The liens are recorded in the name of an entity associated with M.D. Sass and U.S. Bank National Association. The U.S. Bancorp (USB) unit acts as custodian of M.D. Sass funds and serves in a “purely” administrative function of processing payments and other such roles, said Nicole Garrison-Sprenger, a spokeswoman for the Minneapolis-based bank.
“We’re not the purchaser. We’re not the owner,” she said, declining to comment on the U.S. probe.
John Eastlack, a lawyer for Newfield, declined to comment.
M.D. Sass has been buying tax liens since 1993, according to testimony in October at the unrelated civil racketeering trial in federal court in Chicago.
The firm has invested hundreds of millions of dollars buying liens in states including New Jersey, Kentucky and Massachusetts, Kirk Allison, a vice president at M.D. Sass Investors Services, testified at the trial.

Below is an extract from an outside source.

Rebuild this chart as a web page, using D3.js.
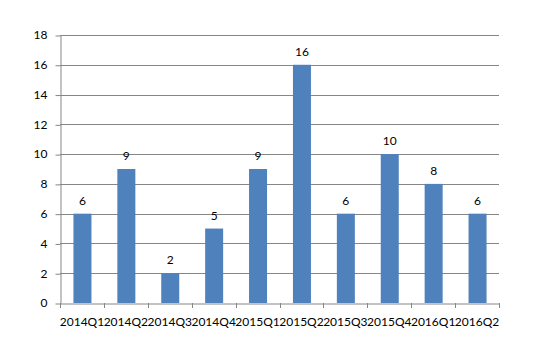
<!DOCTYPE html>
<html><head><meta charset="utf-8">
<script src="https://cdn.jsdelivr.net/npm/d3@7"></script>
<style>body{margin:0;background:#fff}svg{display:block}</style>
</head><body><svg id="c" width="538" height="360"></svg>
<script>
const categories = ["2014Q1","2014Q2","2014Q3","2014Q4","2015Q1","2015Q2","2015Q3","2015Q4","2016Q1","2016Q2"];
const values = [6,9,2,5,9,16,6,10,8,6];
const yTicks = [0,2,4,6,8,10,12,14,16,18];

const svg = d3.select("#c");
const m = {left:60, right:39, top:35, bottom:57};
const W = 538, H = 360;
const x = d3.scaleBand().domain(categories).range([m.left, W - m.right]).paddingInner(0.6).paddingOuter(0.3);
const xb = d3.scaleBand().domain(categories).range([m.left, W - m.right]);
const y = d3.scaleLinear().domain([0,18]).range([H - m.bottom, m.top]);
const font = "Lato, 'Open Sans', sans-serif";

// gridlines
svg.append("g").selectAll("line").data(yTicks.filter(d=>d>0)).join("line")
  .attr("x1", m.left).attr("x2", W - m.right)
  .attr("y1", d=>Math.round(y(d))+0.5).attr("y2", d=>Math.round(y(d))+0.5)
  .attr("stroke", "#868686").attr("stroke-width", 1);

// y axis
const ya = svg.append("g").attr("transform", `translate(${m.left+0.5},0)`)
  .call(d3.axisLeft(y).tickValues(yTicks).tickSize(5).tickPadding(8).tickSizeOuter(0));
ya.select(".domain").attr("stroke", "#868686");
ya.selectAll(".tick line").attr("stroke", "#868686").attr("transform","translate(0,0.5)");
ya.selectAll("text").attr("font-family", font).attr("font-size", 12).attr("fill", "#000");

// bars
svg.append("g").selectAll("rect").data(values).join("rect")
  .attr("x", (d,i)=>xb(categories[i]) + (xb.bandwidth()-18)/2 + 0.5)
  .attr("width", 18)
  .attr("y", d=>y(d))
  .attr("height", d=>y(0)-y(d))
  .attr("fill", "#4F81BD");

// x axis
const xa = svg.append("g").attr("transform", `translate(0,${Math.round(y(0))+0.5})`)
  .call(d3.axisBottom(xb).tickSize(0).tickPadding(14).tickSizeOuter(0));
xa.select(".domain").attr("stroke", "#868686");
xa.selectAll("text").attr("font-family", font).attr("font-size", 12).attr("fill", "#000");
// category boundary ticks
svg.append("g").selectAll("line").data(d3.range(categories.length+1)).join("line")
  .attr("x1", i=>Math.round(m.left + i*xb.step())+0.5).attr("x2", i=>Math.round(m.left + i*xb.step())+0.5)
  .attr("y1", Math.round(y(0))).attr("y2", Math.round(y(0))+5)
  .attr("stroke", "#868686");

// value labels
svg.append("g").selectAll("text").data(values).join("text")
  .attr("x", (d,i)=>xb(categories[i]) + xb.bandwidth()/2 + 0.5)
  .attr("y", d=>y(d) - 13)
  .attr("dy", "0.35em")
  .attr("text-anchor", "middle")
  .attr("font-family", font).attr("font-size", 12).attr("fill", "#000")
  .text(d=>d);
</script></body></html>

Vinaya Jessani, who helped create M.D. Sass’s tax lien unit, testified that most homeowners repay liens carrying high interest rates, making the business a safe venture.
“There’s low risk,” he testified, according to a trial transcript. “A very significant percentage of the tax liens that we invested in will end up paying back with interest, and the interest is a pretty good interest rate. So each asset is likely to make money.”
A federal court jury found in favor of two lien-buying firms that claimed that M.D. Sass and other companies secretly worked together to buy and trade liens, according to court records. The damages awarded will exceed $10 million, said Jonathan Quinn, a lawyer at Reed Smith who represented the plaintiffs.
Rotert, the lawyer for M.D. Sass at the trial, said the firm plans to appeal.
“We believe the verdicts are incorrect as to the facts and we think certain errors of law took place before and during the trial,” Rotert said.
The Chicago case is Phoenix Bond & Indemnity Co. v. Bridge, 05-cv-04095, U.S. District Court, Northern District of Illinois (Chicago).